Berkata demikian aku berpaling ke arah istriku, dan bertanya, "Ikut?"
Tentu saja istriku ikut. Walaupun dia tidak menjawab. Dia pikir mungkin 'terkunci di dalam rumah' itu benar-benar modus. Modus supaya aku datang ke rumahnya.
Berdua kami pun berjalan ke rumah Si Janda.
'Sayang istriku ada, mungkin saja ini benar-benar modus.' Gak jelas, apakah saya berkata demikian dalam hati, atau tidak.
Kami perlu berkeliling, karena rumahnya persis di belakang rumahku namun di blok yang berbeda. Jadi rumahku dan rumah Si Janda itu saling belakang-membelakangi. Model posisi rumah-rumah di perumahan begitu.
Sampai di rumahnya, betul saja. Si Janda sedang berdiri di balik jendela rumahnya. Dan kulihat pula anak laki-lakinya sedang duduk di depan rumah.
"Kenapa, Bu?" Istriku langsung inisiatif bertanya, sambil tersenyum. Tapi menurutku senyum istriku kali ini aneh. Lain dari biasanya.
"Itu, Bu. Anak saya si Adi lagi marah-marah, HP-nya rusak, gak bisa maen game. Dia lalu keluar rumah dan mengunci pintu dari luar," jawab Si Janda.
Aku langsung berpaling ke Si Anak yang sedang duduk. "Adi kenapa marah-marah, ga kasihan sama ibu? Itu ibu terkunci gak bisa keluar."
Boro-boro menjawab, si Adi, yang masih kelas 5 SD, hanya melengos.
"Lalu kuncinya sekarang di mana, Bu?" tanya istriku lagi.
"Itulah dia, Bu. Kuncinya dilempar Adi ke halaman rumah yang depan itu," jawab Si Janda sambil menunjuk rumah yang ada di depan rumahnya.
Aku pun terpaksa memanggil Pak Dadang, pemilik rumah yang di depan rumah Si Janda, untuk minta izin mengambilkan anak kunci rumah Si Janda.
Kebetulan Pak Dadang ada. Cukup lama aku, dibantu Pak Dadang, mencari anak kunci rumah Si Janda. Sementara istriku sibuk membujuk Si Adi untuk tidak marah-marah lagi.
Pas adzan Maghrib terdengar saat anak kunci rumah Si Janda ketemu.
"Tuh, udah Maghrib. Ayo Adi masuk rumah.
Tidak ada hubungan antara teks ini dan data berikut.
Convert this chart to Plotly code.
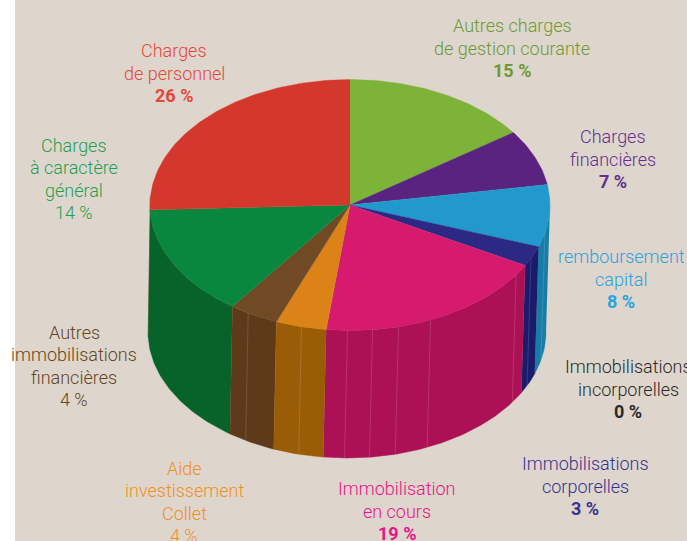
import math
import plotly.graph_objects as go

# ---- data (clockwise from 12 o'clock) ----
categories = ["Autres charges<br>de gestion courante", "Charges<br>financières", "remboursement<br>capital",
              "Immobilisations<br>incorporelles", "Immobilisations<br>corporelles", "Immobilisation<br>en cours",
              "Aide<br>investissement<br>Collet", "Autres<br>immobilisations<br>financières",
              "Charges<br>à caractère<br>général", "Charges<br>de personnel"]
printed_percent = [15, 7, 8, 0, 3, 19, 4, 4, 14, 26]
# slice sweep
drawn_share = [15.2, 7.2, 8.0, 0.0, 2.6, 18.9, 4.1, 4.0, 14.4, 25.6]
top_colors = ["#7DB338", "#59237F", "#2199CC", "#222222", "#2B2983", "#D61A6E", "#DC8318", "#6F4A25", "#0A873E", "#D4382C"]
wall_colors = ["#6A9A2E", "#471A66", "#167EA6", "#222222", "#1B1B6C", "#AC1155", "#9A5C06", "#5E3A1B", "#07632A", "#B5392F"]
text_colors = ["#6C9A32", "#63308E", "#27A3DE", "#2A2A2A", "#33348F", "#E81488", "#F08E1E", "#654522", "#1FA050", "#E4463C"]
pct_bold = [True, True, True, True, True, True, False, False, False, True]
label_x = [512, 613, 621, 628, 585, 397, 184, 74, 74, 174]
label_y = [48, 159, 279, 389, 486, 511, 502, 366, 179, 73]
seams = [28.6, 32.0, 34.4, 43.4, 46.1, 48.2, 50.2, 53.9, 58.5]

# ---- pie geometry ----
TOP = dict(cx=350, cy=205, rx=200, ry=125.5)
BOT = dict(cx=347, cy=332, rx=199, ry=126)
WALL_FROM, WALL_TO = 25.0, 76.0
LINE_STEP = 22.3


def pt(g, share):
    a = 2 * math.pi * share / 100
    return g["cx"] + g["rx"] * math.sin(a), g["cy"] - g["ry"] * math.cos(a)


def arc(g, s0, s1):
    n = max(2, int(abs(s1 - s0) * 4) + 2)
    return [pt(g, s0 + (s1 - s0) * i / (n - 1)) for i in range(n)]


fig = go.Figure()


def poly(points, color):
    fig.add_trace(go.Scatter(x=[p[0] for p in points], y=[p[1] for p in points], mode="lines",
                             fill="toself", fillcolor=color, line=dict(color=color, width=0.4),
                             hoverinfo="skip", showlegend=False))


edges = []
c = 0.0
for v in drawn_share:
    edges.append((c, c + v))
    c += v

# side wall, outer slices first
order = sorted(range(len(edges)), key=lambda i: -abs(sum(edges[i]) / 2 - 50))
for i in order:
    s0, s1 = max(edges[i][0], WALL_FROM), min(edges[i][1], WALL_TO)
    if s1 > s0:
        poly(arc(TOP, s0, s1) + arc(BOT, s1, s0), wall_colors[i])

# thin seams on the wall
for s in seams:
    a, b = pt(TOP, s), pt(BOT, s)
    fig.add_trace(go.Scatter(x=[a[0], b[0]], y=[a[1], b[1]], mode="lines",
                             line=dict(color="rgba(255,255,255,0.16)", width=0.9),
                             hoverinfo="skip", showlegend=False))

# top face
for i, (s0, s1) in enumerate(edges):
    if s1 > s0:
        poly([(TOP["cx"], TOP["cy"])] + arc(TOP, s0, s1), top_colors[i])

FONT = "Roboto, sans-serif"
for i, name in enumerate(categories):
    p = f"{printed_percent[i]} %"
    lines = name.split("<br>") + [f"<b>{p}</b>" if pct_bold[i] else p]
    first = label_y[i] - LINE_STEP * (len(lines) - 1) / 2
    for k, text in enumerate(lines):
        fig.add_annotation(x=label_x[i], y=first + k * LINE_STEP, text=text, showarrow=False,
                           align="center", xanchor="center", yanchor="middle",
                           font=dict(family=FONT, size=18, color=text_colors[i], weight=300))

fig.update_xaxes(range=[15, 687], visible=False, fixedrange=True)
fig.update_yaxes(range=[541, 0], visible=False, fixedrange=True)
fig.update_layout(width=687, height=541, margin=dict(l=15, r=0, t=0, b=0),
                  paper_bgcolor="white", plot_bgcolor="#DED6CD", showlegend=False)

fig.write_html("out.html", config={"displayModeBar": False},
               post_script="document.body.style.margin='0';document.documentElement.style.overflow='hidden';")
Karena sekarang mau malam, besok saja HP-nya diservis, ya?" Istriku terus membujuk.
Aku pun segera membuka pintu rumah Si Janda. Bersamaan dengan itu istriku berhasil membujuk Si Adi untuk mau masuk ke rumah.
Kemudian anak kuncinya aku lepas dari pintu dan menyerahkannya ke Si Janda. Saya gak tahu, apakah saat menyerahkan anak kunci itu saya mengedipkan mata sebelah kiri atau tidak.
Yang jelas terlihat olehku Si Janda malah yang mengedipkan mata sambil berkata, "Terima kasih, ya Pak RT."